Evans suggested working a limit buy order on the October natural gas at $3.68 with an initial protective stop at $3.48 to limit the potential loss on the trade.

Forecasters are calling for expanding warmth. In its Wednesday morning six- to 10-day outlook, Commodity Weather Group showed increased coverage of above-normal temperatures from New England, the lower Great Lakes to Texas. “While next week is an abbreviated one owing to the holiday, the guidance trends are generally warmer for the Midwest, East and South,” said President Matt Rogers.

“Chances of showers/storms were reduced in the Deep South, putting less pressure on high temperatures, while more warm ridging is seen pulsing into the Midwest and East.

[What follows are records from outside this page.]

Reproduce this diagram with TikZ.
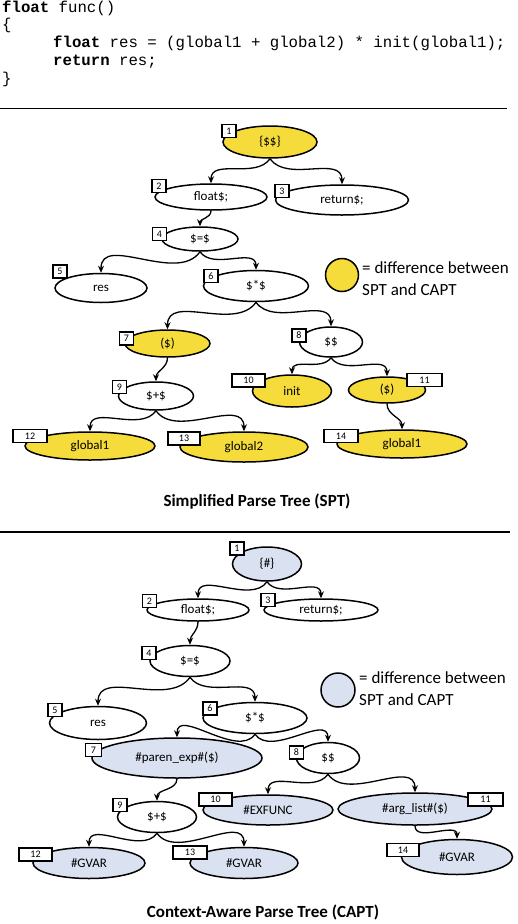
\documentclass[tikz,border=0pt]{standalone}
\usepackage{fontspec}
\setmainfont{Carlito}
\newfontfamily\codefont{Liberation Mono}
\usetikzlibrary{shapes.geometric,arrows.meta}
\definecolor{spty}{HTML}{F6DC3A}
\definecolor{captb}{HTML}{DAE1F0}
\tikzset{
  pnode/.style={ellipse, draw=black, line width=1.5pt, inner sep=0pt, font=\fontsize{13}{15}\selectfont},
  nbox/.style={draw=black, fill=white, line width=1.2pt, inner sep=0pt, minimum height=13pt, font=\fontsize{10}{11}\selectfont},
  edge/.style={line width=1.3pt, -{Stealth[length=7pt,width=6pt]}},
  goleft/.style={out=-125,in=90},
  goright/.style={out=-55,in=90},
  godown/.style={out=-90,in=90},
  code/.style={anchor=base west, inner sep=0pt, font=\codefont\fontsize{15.7}{17}\selectfont},
  legend/.style={anchor=west, align=left, inner sep=0pt, font=\fontsize{17}{22}\selectfont},
  ttl/.style={inner sep=0pt, font=\bfseries\fontsize{17}{19}\selectfont},
  rule/.style={line width=1.5pt}
}
\begin{document}
\begin{tikzpicture}[x=1pt,y=-1pt]
\useasboundingbox (0,0) rectangle (518,924);
\fill[white] (0,0) rectangle (518,924);
% code
\node[code] (l1) at (2,12) {\textbf{float} func()};
\node[code] (l2) at (2,29.7) {\{};
\node[code] (l3) at (53,47.5) {\textbf{float} res = (global1 + global2) * init(global1);};
\node[code] (l4) at (53,65.2) {\textbf{return} res;};
\node[code] (l5) at (2,83) {\}};
\coordinate (r1a) at (0,108.5); \coordinate (r1b) at (507,108.5);
\draw[rule] (r1a) -- (r1b);
\coordinate (r2a) at (0,532); \coordinate (r2b) at (510,532);
\draw[rule] (r2a) -- (r2b);
% ---------- SPT ----------
\node[pnode, fill=spty, minimum width=94pt, minimum height=32pt] (s1) at (270,142) {\{\$\$\}};
\node[pnode, fill=white, minimum width=112pt, minimum height=26pt] (s2) at (211,197) {float\$;};
\node[pnode, fill=white, minimum width=133pt, minimum height=30pt] (s3) at (342,200) {return\$;};
\node[pnode, fill=white, minimum width=76pt, minimum height=24pt] (s4) at (200,239) {\$=\$};
\node[pnode, fill=white, minimum width=92pt, minimum height=29pt] (s5) at (101,288) {res};
\node[pnode, fill=white, minimum width=105pt, minimum height=31pt] (s6) at (256,286) {\$*\$};
\node[pnode, fill=spty, minimum width=85pt, minimum height=27pt] (s7) at (167.5,343.5) {(\$)};
\node[pnode, fill=white, minimum width=63pt, minimum height=30pt] (s8) at (331,342) {\$\$};
\node[pnode, fill=white, minimum width=75pt, minimum height=28pt] (s9) at (156,396) {\$+\$};
\node[pnode, fill=spty, minimum width=79pt, minimum height=32pt] (s10) at (292,391) {init};
\node[pnode, fill=spty, minimum width=77pt, minimum height=26pt] (s11) at (387,390) {(\$)};
\node[pnode, fill=spty, minimum width=130pt, minimum height=28pt] (s12) at (90,446) {global1};
\node[pnode, fill=spty, minimum width=128pt, minimum height=30pt] (s13) at (244,447) {global2};
\node[pnode, fill=spty, minimum width=130pt, minimum height=28pt] (s14) at (402,444) {global1};
\node[nbox, minimum width=14pt] (sb1) at (229,131) {1};
\node[nbox, minimum width=14pt] (sb2) at (159,186) {2};
\node[nbox, minimum width=14pt] (sb3) at (282,191) {3};
\node[nbox, minimum width=14pt] (sb4) at (159.5,234) {4};
\node[nbox, minimum width=14pt] (sb5) at (60,271.5) {5};
\node[nbox, minimum width=14pt] (sb6) at (211,276) {6};
\node[nbox, minimum width=14pt] (sb7) at (126.5,338.5) {7};
\node[nbox, minimum width=14pt] (sb8) at (299,335.5) {8};
\node[nbox, minimum width=14pt] (sb9) at (119.5,387) {9};
\node[nbox, minimum width=33pt] (sb10) at (248.5,380.5) {10};
\node[nbox, minimum width=35pt] (sb11) at (424.5,380) {11};
\node[nbox, minimum width=34pt] (sb12) at (30,436) {12};
\node[nbox, minimum width=32pt] (sb13) at (184,438.5) {13};
\node[nbox, minimum width=34pt] (sb14) at (341,436) {14};
\draw[edge] (s1.south) to[goleft] (s2.north);
\draw[edge] (s1.south) to[goright] (s3.north);
\draw[edge] (s2.south) to[godown] (s4.north);
\draw[edge] (s4.south) to[goleft] (s5.north);
\draw[edge] (s4.south) to[goright] (s6.north);
\draw[edge] (s6.south) to[goleft] (s7.north);
\draw[edge] (s6.south) to[goright] (s8.north);
\draw[edge] (s7.south) to[godown] (s9.north);
\draw[edge] (s8.south) to[goleft] (s10.north);
\draw[edge] (s8.south) to[goright] (s11.north);
\draw[edge] (s9.south) to[goleft] (s12.north);
\draw[edge] (s9.south) to[goright] (s13.north);
\draw[edge] (s11.south) to[godown] (s14.north);
\node[circle, draw=black, line width=1.5pt, fill=spty, minimum size=33pt, inner sep=0pt] (slc) at (342,275) {};
\node[legend] (slt) at (362,279) {= difference between\\SPT and CAPT};
\node[ttl] (stitle) at (257,502) {Simplified Parse Tree (SPT)};
% ---------- CAPT ----------
\node[pnode, fill=captb, minimum width=69pt, minimum height=34pt] (c1) at (267,564) {\{\#\}};
\node[pnode, fill=white, minimum width=102pt, minimum height=22pt] (c2) at (198,610) {float\$;};
\node[pnode, fill=white, minimum width=114pt, minimum height=22pt] (c3) at (321,610) {return\$;};
\node[pnode, fill=white, minimum width=80pt, minimum height=31pt] (c4) at (190,661) {\$=\$};
\node[pnode, fill=white, minimum width=97pt, minimum height=33pt] (c5) at (98,723) {res};
\node[pnode, fill=white, minimum width=104pt, minimum height=31pt] (c6) at (255,718) {\$*\$};
\node[pnode, fill=captb, minimum width=170pt, minimum height=40pt] (c7) at (177,758) {\#paren\_exp\#(\$)};
\node[pnode, fill=white, minimum width=63pt, minimum height=31pt] (c8) at (328,758) {\$\$};
\node[pnode, fill=white, minimum width=79pt, minimum height=31pt] (c9) at (157,817) {\$+\$};
\node[pnode, fill=captb, minimum width=130pt, minimum height=30pt] (c10) at (268,810) {\#EXFUNC};
\node[pnode, fill=captb, minimum width=154pt, minimum height=32pt] (c11) at (415,809) {\#arg\_list\#(\$)};
\node[pnode, fill=captb, minimum width=112pt, minimum height=31pt] (c12) at (89,863) {\#GVAR};
\node[pnode, fill=captb, minimum width=108pt, minimum height=31pt] (c13) at (244,863) {\#GVAR};
\node[pnode, fill=captb, minimum width=111pt, minimum height=35pt] (c14) at (457,857) {\#GVAR};
\node[nbox, minimum width=14pt] (cb1) at (237,548.5) {1};
\node[nbox, minimum width=14pt] (cb2) at (149.5,601) {2};
\node[nbox, minimum width=14pt] (cb3) at (268,600) {3};
\node[nbox, minimum width=14pt] (cb4) at (149,653) {4};
\node[nbox, minimum width=14pt] (cb5) at (55,710) {5};
\node[nbox, minimum width=14pt] (cb6) at (210,708.5) {6};
\node[nbox, minimum width=16pt] (cb7) at (93.5,750) {7};
\node[nbox, minimum width=14pt] (cb8) at (296.5,752.5) {8};
\node[nbox, minimum width=14pt] (cb9) at (120,805) {9};
\node[nbox, minimum width=33pt] (cb10) at (215.5,799.5) {10};
\node[nbox, minimum width=35pt] (cb11) at (485.5,799.5) {11};
\node[nbox, minimum width=33pt] (cb12) at (35.5,854.5) {12};
\node[nbox, minimum width=34pt] (cb13) at (190,852.5) {13};
\node[nbox, minimum width=32pt] (cb14) at (403,850) {14};
\draw[edge] (c1.south) to[goleft] (c2.north);
\draw[edge] (c1.south) to[goright] (c3.north);
\draw[edge] (c2.south) to[godown] (c4.north);
\draw[edge] (c4.south) to[goleft] (c5.north);
\draw[edge] (c4.south) to[goright] (c6.north);
\draw[edge] (c6.south) to[goleft] (c7.north);
\draw[edge] (c6.south) to[goright] (c8.north);
\draw[edge] (c7.south) to[godown] (c9.north);
\draw[edge] (c8.south) to[goleft] (c10.north);
\draw[edge] (c8.south) to[goright] (c11.north);
\draw[edge] (c9.south) to[goleft] (c12.north);
\draw[edge] (c9.south) to[goright] (c13.north);
\draw[edge] (c11.south) to[godown] (c14.north);
\node[circle, draw=black, line width=1.5pt, fill=captb, minimum size=34pt, inner sep=0pt] (clc) at (338,690) {};
\node[legend] (clt) at (359,689) {= difference between\\SPT and CAPT};
\node[ttl] (ctitle) at (263,912) {Context-Aware Parse Tree (CAPT)};
\end{tikzpicture}
\end{document}
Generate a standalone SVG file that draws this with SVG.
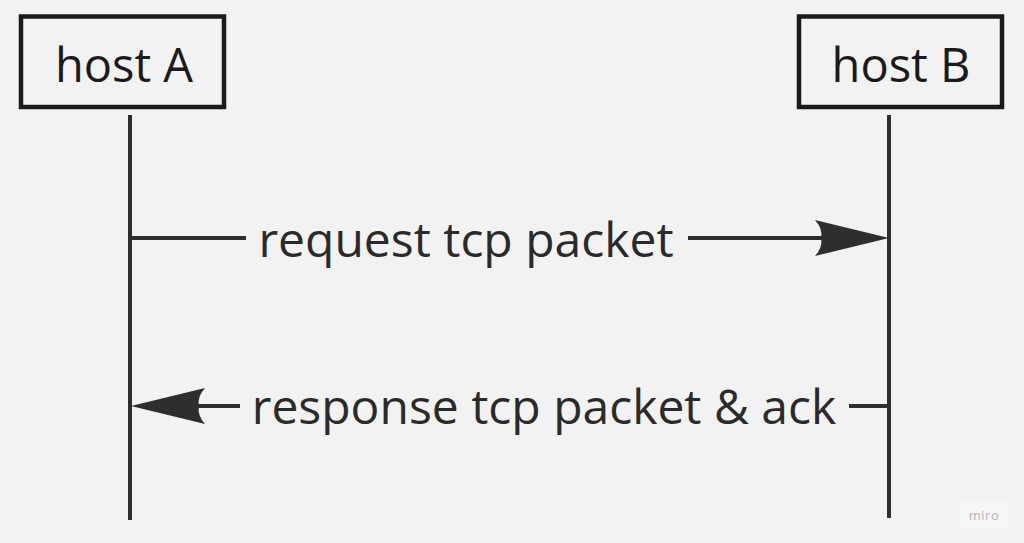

Concerns about a possible cool wedge into the Northeast early next week have also abated.

“This allows temperatures to at least peak in the upper 80s to low 90s more frequently for the East Coast with widespread 80s to some low 90s in the Midwest, too. The West is same to a bit cooler overall” for Wednesday.

“The 11-15 day continues to be a major challenge as the American and European versions are very divided between their typical warm (Euro) and cool (GFS) sides,” said Rogers. “We continue with a mixed view but keep in mind that climatology continues to drop off (cooling normals) deeper into September, too.”